In the final communication that the sub had, the captain said that a battery had short-circuited after water entered through a snorkel, but he said it was controlled.

Ocean Infinity, who conducted the search, said they also found the aft section with the propeller and the mast of the submarine.

Argentina Navy spokesman Enrique Balbi said the sub’s wreckage was strewn over a 262-foot-by-328-foot area, leaving officials to speculate that the sub may have failed from extreme water pressure that the hull couldn’t handle.

The location of the sub was near the Comprehensive Nuclear-Test-Ban Treaty Organization. Officials said that on the day of the sub’s final fate, two of its hydroacoustic stations “detected an unusual signal” near the sub’s last known location.

According to the Argentina Navy, a sound similar to that of an explosion may have been the result of a “concentration of hydrogen,” caused by the earlier reported battery issue.

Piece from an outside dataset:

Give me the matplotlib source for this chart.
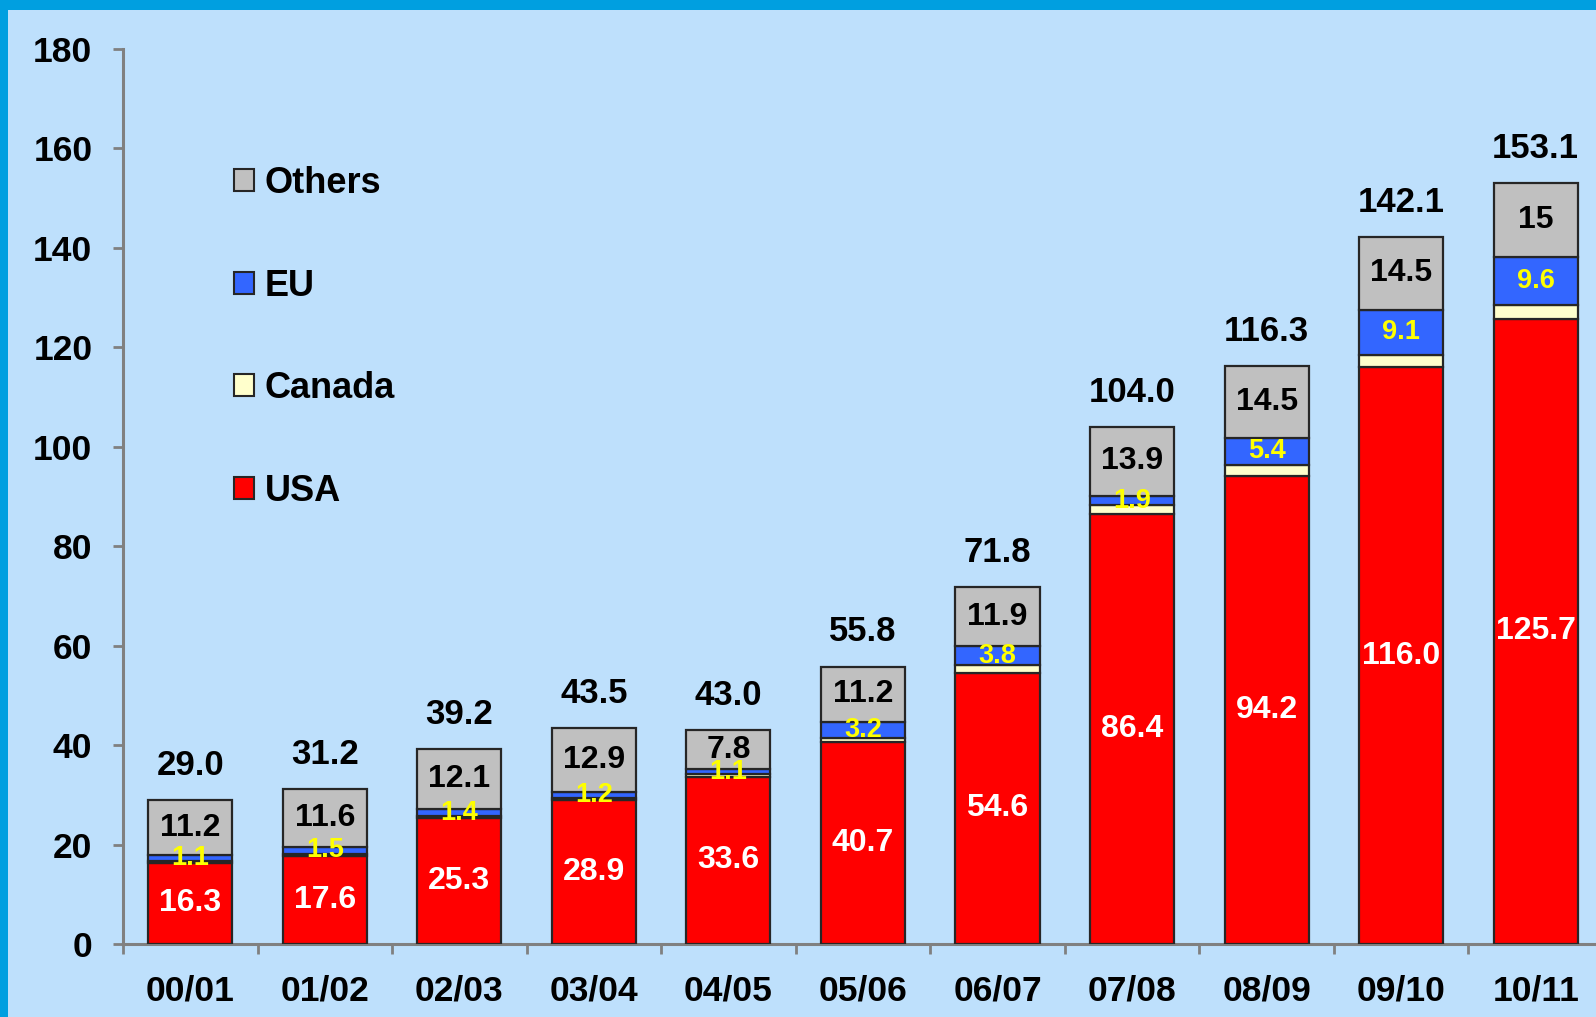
import matplotlib
matplotlib.use("Agg")
import matplotlib.pyplot as plt
from matplotlib.patches import Rectangle, Patch
import numpy as np

plt.rcParams['font.family'] = ['Liberation Sans', 'DejaVu Sans']
plt.rcParams['font.weight'] = 'bold'

years = ["00/01", "01/02", "02/03", "03/04", "04/05", "05/06", "06/07",
         "07/08", "08/09", "09/10", "10/11"]
usa = [16.3, 17.6, 25.3, 28.9, 33.6, 40.7, 54.6, 86.4, 94.2, 116.0, 125.7]
canada = [0.4, 0.5, 0.4, 0.5, 0.5, 0.7, 1.5, 1.8, 2.2, 2.5, 2.8]
eu = [1.1, 1.5, 1.4, 1.2, 1.1, 3.2, 3.8, 1.9, 5.4, 9.1, 9.6]
others = [11.2, 11.6, 12.1, 12.9, 7.8, 11.2, 11.9, 13.9, 14.5, 14.5, 15]
totals = [29.0, 31.2, 39.2, 43.5, 43.0, 55.8, 71.8, 104.0, 116.3, 142.1, 153.1]

BG = "#bee0fc"
FRAME = "#009fe0"
C_USA = "#ff0000"
C_CAN = "#ffffcc"
C_EU = "#3366ff"
C_OTH = "#c0c0c0"
EDGE = "#262626"

W, H = 1596, 1017
fig = plt.figure(figsize=(W / 100, H / 100), dpi=100, facecolor=BG)
ax = fig.add_axes([123 / W, 73 / H, (1603 - 123) / W, (968 - 73) / H])
ax.set_facecolor(BG)

x = np.arange(len(years))
bw = 0.625
usa_a = np.array(usa)
can_a = np.array(canada)
eu_a = np.array(eu)
oth_a = np.array(others)

ax.bar(x, usa_a, bw, color=C_USA, edgecolor=EDGE, linewidth=1.6, zorder=3)
ax.bar(x, can_a, bw, bottom=usa_a, color=C_CAN, edgecolor=EDGE, linewidth=1.6, zorder=3)
ax.bar(x, eu_a, bw, bottom=usa_a + can_a, color=C_EU, edgecolor=EDGE, linewidth=1.6, zorder=3)
ax.bar(x, oth_a, bw, bottom=usa_a + can_a + eu_a, color=C_OTH, edgecolor=EDGE, linewidth=1.6, zorder=3)

for i in range(len(years)):
    ax.text(x[i], usa[i] / 2, f"{usa[i]:.1f}", ha="center", va="center",
            color="white", fontsize=23, fontweight="bold", zorder=5)
    eu_mid = usa[i] + canada[i] + eu[i] / 2
    ax.text(x[i], eu_mid, f"{eu[i]:g}", ha="center", va="center",
            color="#ffff00", fontsize=19.5, fontweight="bold", zorder=5)
    oth_mid = usa[i] + canada[i] + eu[i] + others[i] / 2
    ax.text(x[i], oth_mid, f"{others[i]:g}", ha="center", va="center",
            color="black", fontsize=23, fontweight="bold", zorder=5)
    top = usa[i] + canada[i] + eu[i] + others[i]
    ax.annotate(f"{totals[i]:.1f}", (x[i], top), xytext=(0, 13),
                textcoords="offset points", ha="center", va="bottom",
                fontsize=25, fontweight="bold", color="black", zorder=5)

ax.set_xlim(-0.5, len(years) - 0.5)
ax.set_ylim(0, 180)
ax.set_yticks(np.arange(0, 181, 20))
ax.set_xticks(x)
ax.set_xticklabels(years)
ax.set_xticks(np.arange(-0.5, len(years), 1.0), minor=True)

for s in ["top", "right"]:
    ax.spines[s].set_visible(False)
for s in ["left", "bottom"]:
    ax.spines[s].set_color("#808080")
    ax.spines[s].set_linewidth(2.2)

ax.tick_params(axis="y", which="major", length=7, width=2, color="#808080",
               labelsize=25.5, pad=15)
ax.tick_params(axis="x", which="major", length=0, labelsize=25.5, pad=22)
ax.tick_params(axis="x", which="minor", length=7, width=2, color="#808080")
for lab in ax.get_xticklabels() + ax.get_yticklabels():
    lab.set_fontweight("bold")

handles = [Patch(facecolor=C_OTH, edgecolor=EDGE, linewidth=1.5, label="Others"),
           Patch(facecolor=C_EU, edgecolor=EDGE, linewidth=1.5, label="EU"),
           Patch(facecolor=C_CAN, edgecolor=EDGE, linewidth=1.5, label="Canada"),
           Patch(facecolor=C_USA, edgecolor=EDGE, linewidth=1.5, label="USA")]
ax.legend(handles=handles, loc="upper left",
          bbox_to_anchor=(111 / (1603 - 123), (944 - 166) / (968 - 73)),
          frameon=False, prop={"size": 26, "weight": "bold"},
          handlelength=0.55, handleheight=0.55, handletextpad=0.3,
          labelspacing=1.87, borderaxespad=0, borderpad=0)

fig.add_artist(Rectangle((0, 1 - 10 / H), 1, 10 / H, transform=fig.transFigure,
                         facecolor=FRAME, edgecolor="none", zorder=10))
fig.add_artist(Rectangle((0, 0), 8 / W, 1, transform=fig.transFigure,
                         facecolor=FRAME, edgecolor="none", zorder=10))

fig.savefig("out.png", dpi=100, facecolor=BG)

Shortly after the discovery of the lost sub, Defense Minister Oscar Aguad said Argentina lacks “modern technology” that could “verify the seabed” and would not have the resources to recover the lost sub.

Challenges to recovering the sub — and adding to the expense of a potential recovery effort — include poor visibility in the water from saline and turbulence, and the distance of the sub from the coast.

Families of the lost crew were outraged when they heard the sub was unable to be recovered.

Luis Antonio Niz, father of crew member Luis Niz, said, “We do know they can get it out because Ocean Infinity told us they can, that they have equipment. If they sent him off, I want them to bring him back to me.”

Argentina Navy spokesman Rodolfo Ramallo said, “Now another chapter opens. From the analysis of the state in which the submarine has been found, we will see how to proceed.”